The race starts at 7 a.m. from Rosedale Road and the Silverado Trail in Calistoga and goes south to Napa, finishing in the front parking lot of Vintage High School.
“This race is attracting people from all over the country,” said Rodgers, 67. “It’s such a great sport.”
Runners can qualify here for the U.S. Olympic Marathon Trials. The race is a certified Boston Marathon qualifier.
Rodgers returning to Napa Valley
Rodgers was at the NVM in 2011 and ran part of the course as a training run.
“I think runners are always looking for a place like the Napa Valley Marathon,” he said. “To see the vineyards and everything, it was great fun.”
Rodgers has had an extraordinary long-distance racing career. He won Boston for the first time, in 1975, in an American record time. He won 22 road races in a row, everything from the 10K to the marathon.
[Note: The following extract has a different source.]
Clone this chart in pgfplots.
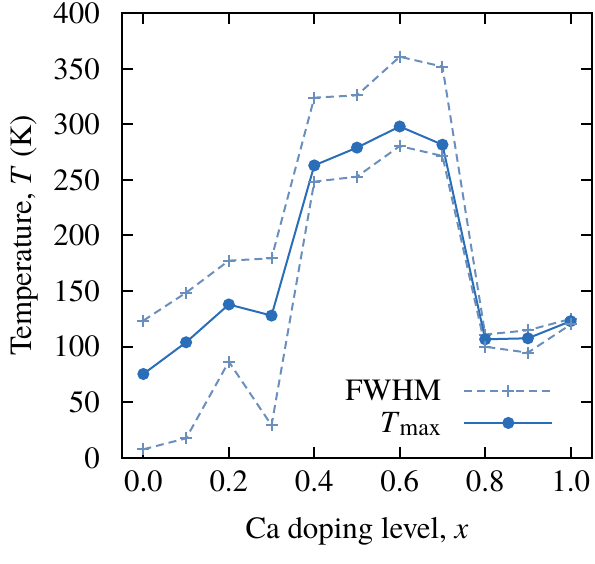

But success didn’t come his way immediately. Rodgers dropped out of the 1973 Boston Marathon, his first marathon, due to the heat.
His wins at Boston came in 1975 (2 hours, 9 minutes, 55 seconds, American record), 1978 (2:10:13), 1979 (2:09:27, American record), and 1980 (2:12:11).
He won 22 marathons in his career.
Rodgers, who went to Wesleyan University, has talked with Beardsley about doing a training run in the Napa Valley while they are here.
“We’re going to have fun there,” he said. “I still love to run. I just don’t want to race as much, and I can’t race as much. But you can still have as much fun, maybe even more. You can have more fun when you’re older, because you take away the feeling of always having to race.
“Running in a place like Napa Valley, I’m looking forward to that.”
He was 40th in the 1976 Olympics.
Shorter to make appearance here
Shorter was a driving force in the distance running boom that started in the U.S. in the late 1970s. He won the 1972 Olympic marathon, finishing more than two minutes ahead of his closest competitor.
“Frank did something that is truly special,” said Rodgers.
A Yale University graduate, Shorter won his first major championship when he took the NCAA 6-mile title in 1969. In 1971, he won both the 10,000 and the marathon at the Pan American Games and followed up by taking the first of four successive victories in Japan’s Fukuoka Marathon.
A 24-time national champion, Shorter’s 1972 Olympic win earned him the Sullivan Award as the nation’s top amateur athlete.
In 1976, he took the silver medal in the Olympic marathon.
Shorter was a premed student in college and he earned a law degree in 1974. But he was always drawn to running.
“It’s something I could really do well and loved to do, which is running,” said Shorter, 67, who was elected to the U.S. Olympic Hall of Fame in 1984. “I just decided to see how good I could get and where I might level off.
“I loved the training. I loved the competition. I loved the travel. I liked the feeling of getting better at something very quickly.”
His personal record in the marathon is a time of 2:10:30.
Like Rodgers, he is also looking forward to running here.
“This will be fun. It’s a great area, just a wonderful area,” said Shorter. “We’ll have some fun running. I’m certainly not going to run the whole marathon. I’m certainly not going to just stand around and watch it. I’ll be doing a bunch of running out there.”
Kardong Stanford record-holder
Kardong set Stanford school records for 2, 3 and 6 miles. He ran his first marathon in 1972 in a time of 2:18:06. He finished fourth in the 1976 Olympics with a personal best of 2:11:16.
He was a founding member and a past president of the Association of Road Racing Athletes and is a past president of the Road Runner’s Club of America.
“Don was truly one of the best runners in the ‘70s,” said Shorter. “Even though he didn’t win major races, he was very close. He was a tremendous athlete.”